Inverse identification of constitutive model for metallic thin sheet via electromagnetic hydraulic bulge experiment

During the high-speed forming processes, the metallic sheets are usually deformed under the biaxial tensile condition. The strain rate of metallic sheets often exceeds 10² s^− 1. It is essential to determine the strain-rate-sensitive hardening model of metallic sheets for accurate numerical simulation of the high-speed forming processes. Thus, an electromagnetic hydraulic bulge experiment is proposed to determine the strain-rate-dependent hardening model of metallic sheets under the biaxial tensile condition with the strain rate of 10² s^− 1. It is convenient to numerically simulate the electromagnetic hydraulic bulge processes. Hence, the strain-rate-dependent hardening models of metallic sheets can be determined by the inverse identification procedure of updating the numerical simulation.

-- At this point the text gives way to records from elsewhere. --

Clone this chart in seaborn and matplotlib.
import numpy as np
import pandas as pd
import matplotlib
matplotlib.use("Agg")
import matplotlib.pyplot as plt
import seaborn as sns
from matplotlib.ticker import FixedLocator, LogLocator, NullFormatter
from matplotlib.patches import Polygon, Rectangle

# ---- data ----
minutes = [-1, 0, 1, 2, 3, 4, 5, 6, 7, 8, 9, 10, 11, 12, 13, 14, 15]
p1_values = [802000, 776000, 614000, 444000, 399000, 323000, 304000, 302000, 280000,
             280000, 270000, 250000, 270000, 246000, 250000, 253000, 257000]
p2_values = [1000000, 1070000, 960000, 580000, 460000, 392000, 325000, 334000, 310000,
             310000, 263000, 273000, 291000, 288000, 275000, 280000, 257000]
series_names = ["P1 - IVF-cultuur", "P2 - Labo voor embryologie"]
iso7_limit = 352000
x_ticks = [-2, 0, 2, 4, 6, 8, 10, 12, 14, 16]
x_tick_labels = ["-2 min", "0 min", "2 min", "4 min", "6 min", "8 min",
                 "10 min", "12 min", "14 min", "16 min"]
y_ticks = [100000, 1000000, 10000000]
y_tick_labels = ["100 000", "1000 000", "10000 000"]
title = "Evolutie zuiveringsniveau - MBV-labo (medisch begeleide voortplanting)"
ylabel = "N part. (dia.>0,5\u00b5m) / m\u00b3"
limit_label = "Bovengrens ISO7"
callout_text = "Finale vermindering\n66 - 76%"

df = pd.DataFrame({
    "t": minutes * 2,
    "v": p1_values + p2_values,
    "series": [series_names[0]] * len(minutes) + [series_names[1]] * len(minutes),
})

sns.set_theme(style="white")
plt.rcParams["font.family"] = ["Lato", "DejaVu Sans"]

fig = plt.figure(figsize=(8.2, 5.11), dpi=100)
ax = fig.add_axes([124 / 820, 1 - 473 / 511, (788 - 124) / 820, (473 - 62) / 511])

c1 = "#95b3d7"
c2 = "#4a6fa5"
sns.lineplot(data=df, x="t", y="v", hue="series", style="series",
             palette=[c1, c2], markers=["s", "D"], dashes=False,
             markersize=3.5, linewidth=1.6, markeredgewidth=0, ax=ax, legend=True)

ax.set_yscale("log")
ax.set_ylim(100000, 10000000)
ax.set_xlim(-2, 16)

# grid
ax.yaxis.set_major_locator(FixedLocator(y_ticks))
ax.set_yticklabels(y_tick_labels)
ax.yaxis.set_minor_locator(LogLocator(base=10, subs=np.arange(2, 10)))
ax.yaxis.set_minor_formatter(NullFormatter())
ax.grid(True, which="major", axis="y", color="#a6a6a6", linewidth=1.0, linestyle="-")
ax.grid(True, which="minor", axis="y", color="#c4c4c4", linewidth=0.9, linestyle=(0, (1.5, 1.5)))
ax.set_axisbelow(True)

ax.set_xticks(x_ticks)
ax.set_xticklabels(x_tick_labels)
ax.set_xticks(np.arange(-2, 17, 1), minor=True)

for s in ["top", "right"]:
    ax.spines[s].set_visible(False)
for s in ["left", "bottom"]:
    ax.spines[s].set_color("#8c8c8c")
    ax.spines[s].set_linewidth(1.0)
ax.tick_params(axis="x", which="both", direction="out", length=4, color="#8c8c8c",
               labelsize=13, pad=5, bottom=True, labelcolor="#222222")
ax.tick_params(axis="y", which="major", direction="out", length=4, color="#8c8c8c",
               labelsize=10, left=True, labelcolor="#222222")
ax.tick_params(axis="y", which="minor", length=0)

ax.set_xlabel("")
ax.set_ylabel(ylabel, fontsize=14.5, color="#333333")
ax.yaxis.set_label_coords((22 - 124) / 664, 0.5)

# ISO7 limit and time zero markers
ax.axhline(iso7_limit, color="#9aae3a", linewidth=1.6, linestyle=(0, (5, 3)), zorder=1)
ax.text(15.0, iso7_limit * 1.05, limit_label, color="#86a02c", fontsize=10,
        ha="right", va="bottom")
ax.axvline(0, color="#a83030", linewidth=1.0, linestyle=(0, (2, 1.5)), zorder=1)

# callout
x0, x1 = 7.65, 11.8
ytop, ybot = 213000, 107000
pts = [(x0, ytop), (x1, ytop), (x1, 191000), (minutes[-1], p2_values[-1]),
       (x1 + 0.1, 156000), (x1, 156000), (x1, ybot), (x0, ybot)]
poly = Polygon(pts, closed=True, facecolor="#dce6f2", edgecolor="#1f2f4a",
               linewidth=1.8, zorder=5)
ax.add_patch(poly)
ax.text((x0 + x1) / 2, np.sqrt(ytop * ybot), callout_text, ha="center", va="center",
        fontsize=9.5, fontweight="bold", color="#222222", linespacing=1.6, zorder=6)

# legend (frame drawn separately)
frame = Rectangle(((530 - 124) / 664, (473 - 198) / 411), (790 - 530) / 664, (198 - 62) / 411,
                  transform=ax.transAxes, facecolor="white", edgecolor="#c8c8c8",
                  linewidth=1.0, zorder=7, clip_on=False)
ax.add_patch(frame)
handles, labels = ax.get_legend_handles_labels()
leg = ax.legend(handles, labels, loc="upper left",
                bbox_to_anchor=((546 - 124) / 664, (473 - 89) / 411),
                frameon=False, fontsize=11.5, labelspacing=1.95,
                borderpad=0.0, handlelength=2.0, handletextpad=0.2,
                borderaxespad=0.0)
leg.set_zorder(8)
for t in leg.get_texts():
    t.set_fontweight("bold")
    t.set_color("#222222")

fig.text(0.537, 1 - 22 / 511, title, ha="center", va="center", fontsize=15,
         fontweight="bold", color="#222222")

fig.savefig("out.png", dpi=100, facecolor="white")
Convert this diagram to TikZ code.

The electromagnetic hydraulic bulge experiments of SUS304 stainless steel sheet and AA5052-O aluminum alloy sheet were performed for the inverse identification of Johnson-Cook hardening model. The discrepancy between the experimental results and numerical simulation was minimized by optimizing the parameters of strain-rate-dependent hardening models. The dynamic flow stress curves of SUS304 stainless steel sheet and AA5052-O aluminum alloy sheet were higher than the static ones. However, the AA5052-O aluminum alloy sheet exhibits more significant strain-rate hardening effect than the SUS304 stainless steel sheet. The inverse identification of strain-rate-dependent hardening model of metallic sheet was validated by comparing the simulated and experimental results of electromagnetic micro-hydroforming of micro-channel.